Problem to solve =>
From the very first line of the data to the line containing "20, 30, 40];", retype everything exactly, leaving the pictures behind.

Data provided =>
## begin
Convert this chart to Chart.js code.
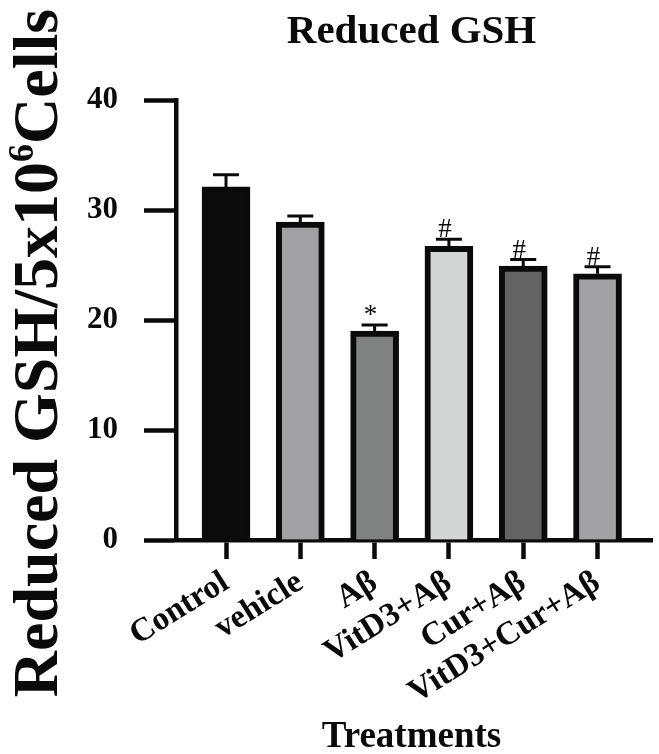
<!DOCTYPE html>
<html>
<head>
<meta charset="utf-8">
<title>Reduced GSH</title>
<script src="https://cdn.jsdelivr.net/npm/chart.js@4.4.1/dist/chart.umd.min.js"></script>
<style>
  html, body { margin: 0; padding: 0; background: #fff; }
  #wrap { width: 659px; height: 754px; }
</style>
</head>
<body>
<div id="wrap"><canvas id="gsh-chart" width="659" height="754"></canvas></div>
<script>
// data (GSH / 5x10^6 cells, mean ± SEM)
const TREATMENTS = ['Control', 'vehicle', 'Aβ', 'VitD3+Aβ', 'Cur+Aβ', 'VitD3+Cur+Aβ'];
const GSH_MEAN   = [32.1, 28.9, 19.0, 26.7, 24.9, 24.2];
const GSH_SEM    = [1.1, 0.55, 0.55, 0.65, 0.6, 0.65];
const SIG_MARKS  = ['', '', '*', '#', '#', '#'];
const Y_TICKS    = [0, 10, 20, 30, 40];

const BAR_FILLS = ['#0b0b0b', '#a1a1a3', '#808281', '#d4d5d5', '#636463', '#a2a2a4'];
const INK   = '#0a0a0a';
const SERIF = '"Liberation Serif", "Times New Roman", Times, serif';

// error bars + significance marks, drawn through the scales
const errorBars = {
  id: 'errorBars',
  afterDatasetsDraw(chart) {
    const { ctx, scales: { x, y } } = chart;
    ctx.save();
    ctx.strokeStyle = INK;
    ctx.fillStyle = INK;
    ctx.lineWidth = 3;
    ctx.font = `27px ${SERIF}`;
    ctx.textAlign = 'center';
    ctx.textBaseline = 'alphabetic';
    GSH_MEAN.forEach((m, i) => {
      const px = x.getPixelForValue(i);
      const yBase = y.getPixelForValue(m);
      const yTop = y.getPixelForValue(m + GSH_SEM[i]);
      ctx.beginPath();
      ctx.moveTo(px, yBase);
      ctx.lineTo(px, yTop);
      ctx.moveTo(px - 13, yTop);
      ctx.lineTo(px + 13, yTop);
      ctx.stroke();
      if (SIG_MARKS[i]) ctx.fillText(SIG_MARKS[i], px - 4, yTop - 2);
    });
    ctx.restore();
  }
};

// titles (main, x, rotated y with superscript)
const titles = {
  id: 'titles',
  afterDraw(chart) {
    const { ctx } = chart;
    ctx.save();
    ctx.fillStyle = INK;
    ctx.textBaseline = 'alphabetic';

    ctx.textAlign = 'center';
    ctx.font = `bold 41px ${SERIF}`;
    ctx.fillText('Reduced GSH', 411.5, 43);

    ctx.font = `bold 37px ${SERIF}`;
    ctx.fillText('Treatments', 411.5, 746.5);

    // y title: "Reduced GSH/5x10" + sup "6" + "Cells"
    const big = `bold 64px ${SERIF}`, small = `bold 36px ${SERIF}`;
    const parts = [['Reduced GSH/5x10', big, 0], ['6', small, -24], ['Cells', big, 0]];
    let total = 0;
    parts.forEach(p => { ctx.font = p[1]; total += ctx.measureText(p[0]).width; });
    ctx.translate(57, 353 + total / 2);
    ctx.rotate(-Math.PI / 2);
    ctx.textAlign = 'left';
    let cx = 0;
    parts.forEach(p => {
      ctx.font = p[1];
      ctx.fillText(p[0], cx, p[2]);
      cx += ctx.measureText(p[0]).width;
    });
    ctx.restore();
  }
};

new Chart(document.getElementById('gsh-chart'), {
  type: 'bar',
  data: {
    datasets: [{
      data: GSH_MEAN.map((v, i) => ({ x: i, y: v })),
      backgroundColor: BAR_FILLS,
      borderColor: INK,
      borderWidth: 6,
      barThickness: 48,
    }]
  },
  options: {
    responsive: false,
    animation: false,
    devicePixelRatio: 1,
    layout: { padding: { top: 100, right: 7, left: 0, bottom: 0 } },
    plugins: { legend: { display: false }, tooltip: { enabled: false }, title: { display: false } },
    scales: {
      x: {
        type: 'linear',
        offset: false,
        min: -0.673,
        max: 5.733,
        afterBuildTicks: s => { s.ticks = TREATMENTS.map((_, i) => ({ value: i })); },
        afterFit: s => { s.height = 214; },
        grid: { offset: false, drawOnChartArea: false, tickLength: 19, tickWidth: 4.5, tickColor: INK },
        border: { display: true, width: 4.5, color: INK },
        ticks: {
          autoSkip: false,
          minRotation: 32,
          maxRotation: 32,
          padding: 4,
          color: INK,
          font: { family: SERIF, size: 33, weight: 'bold' },
          callback: v => TREATMENTS[v]
        }
      },
      y: {
        min: 0,
        max: 40,
        afterBuildTicks: s => { s.ticks = Y_TICKS.map(v => ({ value: v })); },
        afterFit: s => { s.width = 176; },
        grid: { drawOnChartArea: false, tickLength: 32, tickWidth: 4.5, tickColor: INK },
        border: { display: true, width: 4.5, color: INK },
        ticks: {
          padding: 26,
          color: INK,
          font: { family: SERIF, size: 31, weight: 'bold' }
        }
      }
    }
  },
  plugins: [errorBars, titles]
});
</script>
</body>
</html>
## end
Final answer =>
Convert this chart to Chart.js code.
<!DOCTYPE html>
<html>
<head>
<meta charset="utf-8">
<title>Reduced GSH</title>
<script src="https://cdn.jsdelivr.net/npm/chart.js@4.4.1/dist/chart.umd.min.js"></script>
<style>
  html, body { margin: 0; padding: 0; background: #fff; }
  #wrap { width: 659px; height: 754px; }
</style>
</head>
<body>
<div id="wrap"><canvas id="gsh-chart" width="659" height="754"></canvas></div>
<script>
// data (GSH / 5x10^6 cells, mean ± SEM)
const TREATMENTS = ['Control', 'vehicle', 'Aβ', 'VitD3+Aβ', 'Cur+Aβ', 'VitD3+Cur+Aβ'];
const GSH_MEAN   = [32.1, 28.9, 19.0, 26.7, 24.9, 24.2];
const GSH_SEM    = [1.1, 0.55, 0.55, 0.65, 0.6, 0.65];
const SIG_MARKS  = ['', '', '*', '#', '#', '#'];
const Y_TICKS    = [0, 10, 20, 30, 40];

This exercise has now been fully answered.